The emergency room at San Celina County Hospital looked like a cast party of the Rocky Horror Picture Show. On the bed next to me, a turbaned man with a large gold ring in his nose held his stomach and moaned for a nurse. His companion, Cat Woman, looking as uncaring as the animal she portrayed, patted his hand silently, an unlit cigarette dangling from her black lips.
“I know this sounds like a line,” Malcolm’s brother-in-law, Jon, said, about a half hour later—he peered into my eyes with his small fiashlight—“but haven’t we met somewhere before? Follow my finger.” I did as I was told, then closed my eyes. My head felt like someone had set off a cherry bomb in it and I swore if someone didn’t stop shaking my bed, I was going to really get mad.
“Benni Harper,” I answered, groaning a little when he pressed gently on my stomach. “The folk art museum potluck ... Malcolm ...”
“Right,” he said, pulling out his stethoscope and listening to my heart. “You’re the lady who found the bodies in the museum a few months back. And a couple more recently, if I remember correctly.”
“I prefer to think of myself as the museum’s curator,” I said.
“Well, you’re my first mugging victim of the night,” he said. “Brings back old memories, believe you me.” He turned to the nurse who’d appeared beside him. “Get her into X-ray and let me know when they’re through.”
“Am I going to live?” I joked weakly.
“Got insurance?” he asked with sober brown eyes.
“Yes.”
He wrote something on my chart, then looked up and grinned. “Then we’ll do our best.”
By the time I was X-rayed, brought back down to Emergency, then stitched and bandaged by an intern, Dove had arrived. From behind my curtained-off area, I could hear her strident voice arguing with an admitting nurse.
“It’s very crowded tonight,” a stem, edgy voice told her. “You can’t go back there.”
“I’d like to see the person who can stop me,” she declared. Seconds later her voice reverberated through the emergency room, calling my name.

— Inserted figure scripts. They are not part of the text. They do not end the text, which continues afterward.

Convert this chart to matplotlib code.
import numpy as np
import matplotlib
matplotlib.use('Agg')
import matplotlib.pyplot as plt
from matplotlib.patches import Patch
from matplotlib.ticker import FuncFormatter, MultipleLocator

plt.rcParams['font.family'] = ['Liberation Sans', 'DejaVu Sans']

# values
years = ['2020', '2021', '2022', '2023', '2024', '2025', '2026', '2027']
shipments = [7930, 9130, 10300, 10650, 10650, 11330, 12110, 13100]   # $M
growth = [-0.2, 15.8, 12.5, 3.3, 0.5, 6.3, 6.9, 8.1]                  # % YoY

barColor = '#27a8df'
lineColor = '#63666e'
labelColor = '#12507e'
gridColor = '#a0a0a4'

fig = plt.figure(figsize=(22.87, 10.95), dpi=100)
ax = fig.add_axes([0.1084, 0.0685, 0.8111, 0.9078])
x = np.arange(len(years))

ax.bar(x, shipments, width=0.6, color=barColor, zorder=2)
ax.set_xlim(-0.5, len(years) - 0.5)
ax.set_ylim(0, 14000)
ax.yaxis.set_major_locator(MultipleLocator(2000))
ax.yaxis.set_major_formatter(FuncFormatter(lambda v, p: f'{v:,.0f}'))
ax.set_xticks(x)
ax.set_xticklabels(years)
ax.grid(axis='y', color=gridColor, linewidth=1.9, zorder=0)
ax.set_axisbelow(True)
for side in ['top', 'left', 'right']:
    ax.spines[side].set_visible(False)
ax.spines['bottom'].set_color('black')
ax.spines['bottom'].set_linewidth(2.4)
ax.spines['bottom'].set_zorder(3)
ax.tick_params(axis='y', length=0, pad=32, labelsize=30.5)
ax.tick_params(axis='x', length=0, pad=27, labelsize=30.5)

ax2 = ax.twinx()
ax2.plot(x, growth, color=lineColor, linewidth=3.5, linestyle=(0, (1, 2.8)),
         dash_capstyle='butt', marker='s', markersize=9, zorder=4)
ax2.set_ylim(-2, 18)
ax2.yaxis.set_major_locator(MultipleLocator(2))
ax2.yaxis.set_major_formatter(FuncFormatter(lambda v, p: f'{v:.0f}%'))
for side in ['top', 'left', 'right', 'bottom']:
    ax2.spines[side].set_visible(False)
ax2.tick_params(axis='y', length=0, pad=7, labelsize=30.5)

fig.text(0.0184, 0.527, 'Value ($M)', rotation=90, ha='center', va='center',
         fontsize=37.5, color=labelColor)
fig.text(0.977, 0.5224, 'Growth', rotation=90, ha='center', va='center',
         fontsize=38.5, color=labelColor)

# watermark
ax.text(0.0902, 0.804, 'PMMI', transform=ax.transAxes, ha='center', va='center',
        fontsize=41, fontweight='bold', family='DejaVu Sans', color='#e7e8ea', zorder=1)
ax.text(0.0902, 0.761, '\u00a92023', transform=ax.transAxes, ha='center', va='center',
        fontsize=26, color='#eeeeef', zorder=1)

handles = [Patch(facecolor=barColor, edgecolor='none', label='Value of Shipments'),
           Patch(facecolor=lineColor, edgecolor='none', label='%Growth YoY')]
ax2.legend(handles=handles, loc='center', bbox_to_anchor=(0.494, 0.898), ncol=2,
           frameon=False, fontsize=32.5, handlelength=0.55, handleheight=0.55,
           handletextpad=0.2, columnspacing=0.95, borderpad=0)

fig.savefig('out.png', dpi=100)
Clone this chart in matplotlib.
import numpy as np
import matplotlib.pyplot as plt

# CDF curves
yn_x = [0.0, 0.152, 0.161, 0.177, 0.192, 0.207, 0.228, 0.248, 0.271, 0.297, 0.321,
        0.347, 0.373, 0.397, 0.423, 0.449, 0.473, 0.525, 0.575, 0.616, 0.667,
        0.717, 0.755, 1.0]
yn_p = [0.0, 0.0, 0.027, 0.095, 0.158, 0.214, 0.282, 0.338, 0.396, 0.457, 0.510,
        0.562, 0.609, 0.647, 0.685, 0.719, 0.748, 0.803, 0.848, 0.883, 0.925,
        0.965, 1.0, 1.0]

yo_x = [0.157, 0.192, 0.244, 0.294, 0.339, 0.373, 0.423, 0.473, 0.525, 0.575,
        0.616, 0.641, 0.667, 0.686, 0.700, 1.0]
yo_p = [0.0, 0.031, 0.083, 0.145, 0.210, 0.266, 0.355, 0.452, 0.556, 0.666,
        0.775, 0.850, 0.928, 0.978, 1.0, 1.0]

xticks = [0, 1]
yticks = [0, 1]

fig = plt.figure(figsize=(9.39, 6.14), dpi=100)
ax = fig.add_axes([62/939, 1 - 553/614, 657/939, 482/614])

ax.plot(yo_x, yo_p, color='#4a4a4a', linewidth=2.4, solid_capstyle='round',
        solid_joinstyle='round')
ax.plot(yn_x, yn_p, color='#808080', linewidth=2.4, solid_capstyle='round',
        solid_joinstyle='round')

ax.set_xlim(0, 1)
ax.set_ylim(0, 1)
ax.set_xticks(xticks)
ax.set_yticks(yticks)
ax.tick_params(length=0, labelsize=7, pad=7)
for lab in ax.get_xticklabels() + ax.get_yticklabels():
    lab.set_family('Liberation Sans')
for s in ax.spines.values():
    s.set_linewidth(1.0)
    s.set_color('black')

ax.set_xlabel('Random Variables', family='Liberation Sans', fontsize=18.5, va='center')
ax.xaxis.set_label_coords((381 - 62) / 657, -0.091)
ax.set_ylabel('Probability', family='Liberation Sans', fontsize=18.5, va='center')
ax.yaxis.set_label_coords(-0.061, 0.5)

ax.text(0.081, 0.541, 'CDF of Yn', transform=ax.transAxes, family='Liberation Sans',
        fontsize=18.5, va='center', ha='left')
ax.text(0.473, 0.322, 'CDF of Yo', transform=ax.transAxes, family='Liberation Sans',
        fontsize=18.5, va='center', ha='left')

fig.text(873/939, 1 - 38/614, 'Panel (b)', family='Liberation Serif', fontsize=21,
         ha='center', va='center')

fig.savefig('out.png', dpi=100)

“Over here, Gramma,” I croaked.
“Oh, honeybun,” she said when she saw me. Her cool hand touched the bandage on my forehead, smoothed my hair. The downy feel of her fingertips, the sweet almond scent of her Jergens hand lotion let loose the flood of tears I’d been holding back
“Now, you hush that bawling,” she said, folding me into her cushiony chest. “Nobody’s going to hurt you now.”
Within minutes, we were joined by Daddy, Elvia, and Miguel. They surrounded my bed and were all talking at once when the curtain was flung back and Gabe loomed over us. His eyes were bright as marbles against his dark, angry face.
“What happened?” he demanded, looking straight at me.
“I told Jim not to tell you,” I said.
“Fortunately he realizes who his commanding officer is. All he’d tell me over the phone was you were here in Emergency. I repeat, what happened?”